▶ **REQUIRED TASK**
Retype each line of the material exactly, please, skipping any picture in it.

===== DATA EXCERPT

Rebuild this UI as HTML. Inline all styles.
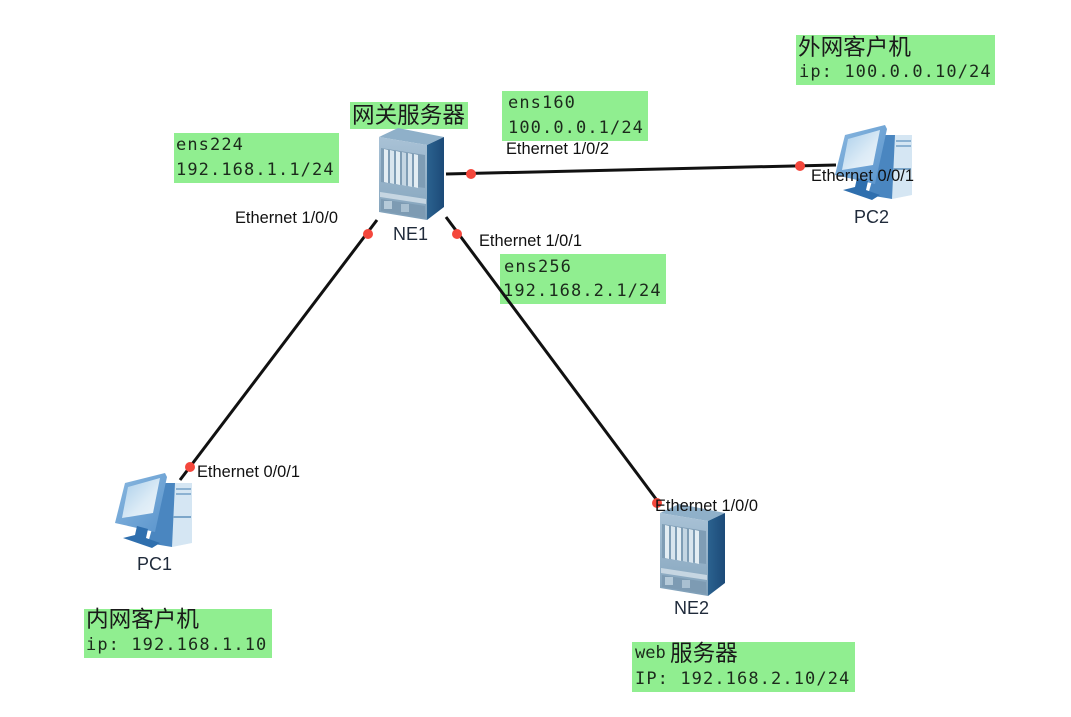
<!DOCTYPE html>
<html><head><meta charset="utf-8"><style>
html,body{margin:0;padding:0;background:#fff}
svg{display:block}
.m{font-family:"DejaVu Sans Mono","Liberation Mono",monospace;font-size:17px;fill:#1c2a1c;letter-spacing:1.1px}
.c{font-family:"Liberation Sans","Noto Sans CJK SC",sans-serif;font-size:22.6px;fill:#1a1a1a}
.e{font-family:"Liberation Sans",sans-serif;font-size:16.4px;fill:#111}
.n{font-family:"Liberation Sans",sans-serif;font-size:18px;fill:#1f2a3a}
</style></head><body>
<svg width="1071" height="717" viewBox="0 0 1071 717" xmlns="http://www.w3.org/2000/svg">
<defs>
<linearGradient id="f" x1="0" y1="0" x2="0" y2="1"><stop offset="0" stop-color="#a9c2d6"/><stop offset=".7" stop-color="#8fadc4"/><stop offset="1" stop-color="#7f9fb8"/></linearGradient>
<linearGradient id="s" x1="0" y1="0" x2="1" y2="0"><stop offset="0" stop-color="#2b628f"/><stop offset="1" stop-color="#1c4a78"/></linearGradient>
<g id="ne">
<polygon points="379,137 398,128 444,137 427,145" fill="#8fb0c9"/>
<polygon points="379,137 427,145 427,220 379,212" fill="url(#f)"/>
<polygon points="427,145 444,137 444,207 427,220" fill="url(#s)"/>
<polygon points="381,148 425,155 425,188 381,182" fill="#7f9db5"/>
<polygon points="384,149 388,150 388,183 384,182" fill="#e3edf3"/>
<polygon points="390,150 394,151 394,184 390,183" fill="#d8e5ee"/>
<polygon points="396,151 400,152 400,185 396,184" fill="#e3edf3"/>
<polygon points="402,152 406,153 406,186 402,185" fill="#c4d6e3"/>
<polygon points="408,153 412,154 412,187 408,186" fill="#d8e5ee"/>
<polygon points="414,154 418,155 418,188 414,187" fill="#e3edf3"/>
<polygon points="380,192 426,199 426,204 380,197" fill="#c6d6e2"/>
<polygon points="381,199 425,206 425,218 381,211" fill="#7d9bb3"/>
<rect x="384" y="201" width="8" height="8" fill="#b5cad9"/>
<rect x="401" y="204" width="8" height="8" fill="#a9c0d1"/>
</g>
<linearGradient id="mon" x1="0" y1="0" x2="1" y2="1"><stop offset="0" stop-color="#8ab8e0"/><stop offset="1" stop-color="#5a94cc"/></linearGradient>
<linearGradient id="scr" x1="0" y1="0" x2="1" y2="1"><stop offset="0" stop-color="#a8cdea"/><stop offset=".6" stop-color="#dcebf6"/><stop offset="1" stop-color="#eef5fa"/></linearGradient>
<g id="pc">
<polygon points="887,135 912,135 912,195 892,199 888,197" fill="#d5e6f3"/>
<polygon points="885,135 895,135 892,199 868,195" fill="#4a86c0"/>
<rect x="896" y="140" width="15" height="2" fill="#8cb2d2"/>
<rect x="896" y="145" width="15" height="2" fill="#8cb2d2"/>
<rect x="893" y="168" width="18" height="2" fill="#7ca6c9"/>
<polygon points="845,135 885,125 887,129 875,184 835,175" fill="url(#mon)"/>
<polygon points="848,139 880,130 873,165 842,170" fill="url(#scr)"/>
<polygon points="857,178 868,181 866,190 880,195 872,200 843,190 855,187" fill="#2f6fae"/>
</g>
</defs>
<rect width="1071" height="717" fill="#fff"/>

<g fill="#90ee90">
<rect x="174" y="133" width="165" height="50"/>
<rect x="350" y="102" width="118" height="27"/>
<rect x="502" y="91" width="146" height="50"/>
<rect x="796" y="35" width="199" height="50"/>
<rect x="500" y="254" width="166" height="50"/>
<rect x="84" y="609" width="188" height="49"/>
<rect x="632" y="642" width="223" height="50"/>
</g>

<g stroke="#111" stroke-width="3" fill="none">
<line x1="446" y1="174" x2="836" y2="165"/>
<line x1="377" y1="220" x2="180" y2="480"/>
<line x1="446" y1="217" x2="659" y2="503"/>
</g>

<use href="#pc"/>
<use href="#pc" x="-720" y="348"/>
<use href="#ne"/>
<use href="#ne" x="281" y="376"/>

<g fill="#f4473c">
<circle cx="471" cy="174" r="5"/>
<circle cx="368" cy="234" r="5"/>
<circle cx="457" cy="234" r="5"/>
<circle cx="800" cy="166" r="5"/>
<circle cx="190" cy="467" r="5"/>
<circle cx="657" cy="503" r="5"/>
</g>

<text class="m" x="176" y="150">ens224</text>
<text class="m" x="176" y="175">192.168.1.1/24</text>
<text class="m" x="508" y="108">ens160</text>
<text class="m" x="508" y="133">100.0.0.1/24</text>
<text class="m" x="504" y="272">ens256</text>
<text class="m" x="503" y="296">192.168.2.1/24</text>
<text class="m" x="799" y="77">ip: 100.0.0.10/24</text>
<text class="m" x="86" y="650">ip: 192.168.1.10</text>
<text class="m" x="635" y="658" style="letter-spacing:0">web</text>
<text class="m" x="635" y="684">IP: 192.168.2.10/24</text>

<text class="c" x="352" y="123">网关服务器</text>
<text class="c" x="798" y="55">外网客户机</text>
<text class="c" x="86" y="627">内网客户机</text>
<text class="c" x="670" y="661">服务器</text>

<text class="e" x="235" y="223">Ethernet 1/0/0</text>
<text class="e" x="506" y="154">Ethernet 1/0/2</text>
<text class="e" x="479" y="246">Ethernet 1/0/1</text>
<text class="e" x="811" y="181">Ethernet 0/0/1</text>
<text class="e" x="197" y="477">Ethernet 0/0/1</text>
<text class="e" x="655" y="511">Ethernet 1/0/0</text>

<text class="n" x="393" y="240">NE1</text>
<text class="n" x="854" y="223">PC2</text>
<text class="n" x="137" y="570">PC1</text>
<text class="n" x="674" y="614">NE2</text>
</svg>
</body></html>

==========

▶ **WRITTEN SOLUTION**
Rebuild this UI as HTML. Inline all styles.
<!DOCTYPE html>
<html><head><meta charset="utf-8"><style>
html,body{margin:0;padding:0;background:#fff}
svg{display:block}
.m{font-family:"DejaVu Sans Mono","Liberation Mono",monospace;font-size:17px;fill:#1c2a1c;letter-spacing:1.1px}
.c{font-family:"Liberation Sans","Noto Sans CJK SC",sans-serif;font-size:22.6px;fill:#1a1a1a}
.e{font-family:"Liberation Sans",sans-serif;font-size:16.4px;fill:#111}
.n{font-family:"Liberation Sans",sans-serif;font-size:18px;fill:#1f2a3a}
</style></head><body>
<svg width="1071" height="717" viewBox="0 0 1071 717" xmlns="http://www.w3.org/2000/svg">
<defs>
<linearGradient id="f" x1="0" y1="0" x2="0" y2="1"><stop offset="0" stop-color="#a9c2d6"/><stop offset=".7" stop-color="#8fadc4"/><stop offset="1" stop-color="#7f9fb8"/></linearGradient>
<linearGradient id="s" x1="0" y1="0" x2="1" y2="0"><stop offset="0" stop-color="#2b628f"/><stop offset="1" stop-color="#1c4a78"/></linearGradient>
<g id="ne">
<polygon points="379,137 398,128 444,137 427,145" fill="#8fb0c9"/>
<polygon points="379,137 427,145 427,220 379,212" fill="url(#f)"/>
<polygon points="427,145 444,137 444,207 427,220" fill="url(#s)"/>
<polygon points="381,148 425,155 425,188 381,182" fill="#7f9db5"/>
<polygon points="384,149 388,150 388,183 384,182" fill="#e3edf3"/>
<polygon points="390,150 394,151 394,184 390,183" fill="#d8e5ee"/>
<polygon points="396,151 400,152 400,185 396,184" fill="#e3edf3"/>
<polygon points="402,152 406,153 406,186 402,185" fill="#c4d6e3"/>
<polygon points="408,153 412,154 412,187 408,186" fill="#d8e5ee"/>
<polygon points="414,154 418,155 418,188 414,187" fill="#e3edf3"/>
<polygon points="380,192 426,199 426,204 380,197" fill="#c6d6e2"/>
<polygon points="381,199 425,206 425,218 381,211" fill="#7d9bb3"/>
<rect x="384" y="201" width="8" height="8" fill="#b5cad9"/>
<rect x="401" y="204" width="8" height="8" fill="#a9c0d1"/>
</g>
<linearGradient id="mon" x1="0" y1="0" x2="1" y2="1"><stop offset="0" stop-color="#8ab8e0"/><stop offset="1" stop-color="#5a94cc"/></linearGradient>
<linearGradient id="scr" x1="0" y1="0" x2="1" y2="1"><stop offset="0" stop-color="#a8cdea"/><stop offset=".6" stop-color="#dcebf6"/><stop offset="1" stop-color="#eef5fa"/></linearGradient>
<g id="pc">
<polygon points="887,135 912,135 912,195 892,199 888,197" fill="#d5e6f3"/>
<polygon points="885,135 895,135 892,199 868,195" fill="#4a86c0"/>
<rect x="896" y="140" width="15" height="2" fill="#8cb2d2"/>
<rect x="896" y="145" width="15" height="2" fill="#8cb2d2"/>
<rect x="893" y="168" width="18" height="2" fill="#7ca6c9"/>
<polygon points="845,135 885,125 887,129 875,184 835,175" fill="url(#mon)"/>
<polygon points="848,139 880,130 873,165 842,170" fill="url(#scr)"/>
<polygon points="857,178 868,181 866,190 880,195 872,200 843,190 855,187" fill="#2f6fae"/>
</g>
</defs>
<rect width="1071" height="717" fill="#fff"/>

<g fill="#90ee90">
<rect x="174" y="133" width="165" height="50"/>
<rect x="350" y="102" width="118" height="27"/>
<rect x="502" y="91" width="146" height="50"/>
<rect x="796" y="35" width="199" height="50"/>
<rect x="500" y="254" width="166" height="50"/>
<rect x="84" y="609" width="188" height="49"/>
<rect x="632" y="642" width="223" height="50"/>
</g>

<g stroke="#111" stroke-width="3" fill="none">
<line x1="446" y1="174" x2="836" y2="165"/>
<line x1="377" y1="220" x2="180" y2="480"/>
<line x1="446" y1="217" x2="659" y2="503"/>
</g>

<use href="#pc"/>
<use href="#pc" x="-720" y="348"/>
<use href="#ne"/>
<use href="#ne" x="281" y="376"/>

<g fill="#f4473c">
<circle cx="471" cy="174" r="5"/>
<circle cx="368" cy="234" r="5"/>
<circle cx="457" cy="234" r="5"/>
<circle cx="800" cy="166" r="5"/>
<circle cx="190" cy="467" r="5"/>
<circle cx="657" cy="503" r="5"/>
</g>

<text class="m" x="176" y="150">ens224</text>
<text class="m" x="176" y="175">192.168.1.1/24</text>
<text class="m" x="508" y="108">ens160</text>
<text class="m" x="508" y="133">100.0.0.1/24</text>
<text class="m" x="504" y="272">ens256</text>
<text class="m" x="503" y="296">192.168.2.1/24</text>
<text class="m" x="799" y="77">ip: 100.0.0.10/24</text>
<text class="m" x="86" y="650">ip: 192.168.1.10</text>
<text class="m" x="635" y="658" style="letter-spacing:0">web</text>
<text class="m" x="635" y="684">IP: 192.168.2.10/24</text>

<text class="c" x="352" y="123">网关服务器</text>
<text class="c" x="798" y="55">外网客户机</text>
<text class="c" x="86" y="627">内网客户机</text>
<text class="c" x="670" y="661">服务器</text>

<text class="e" x="235" y="223">Ethernet 1/0/0</text>
<text class="e" x="506" y="154">Ethernet 1/0/2</text>
<text class="e" x="479" y="246">Ethernet 1/0/1</text>
<text class="e" x="811" y="181">Ethernet 0/0/1</text>
<text class="e" x="197" y="477">Ethernet 0/0/1</text>
<text class="e" x="655" y="511">Ethernet 1/0/0</text>

<text class="n" x="393" y="240">NE1</text>
<text class="n" x="854" y="223">PC2</text>
<text class="n" x="137" y="570">PC1</text>
<text class="n" x="674" y="614">NE2</text>
</svg>
</body></html>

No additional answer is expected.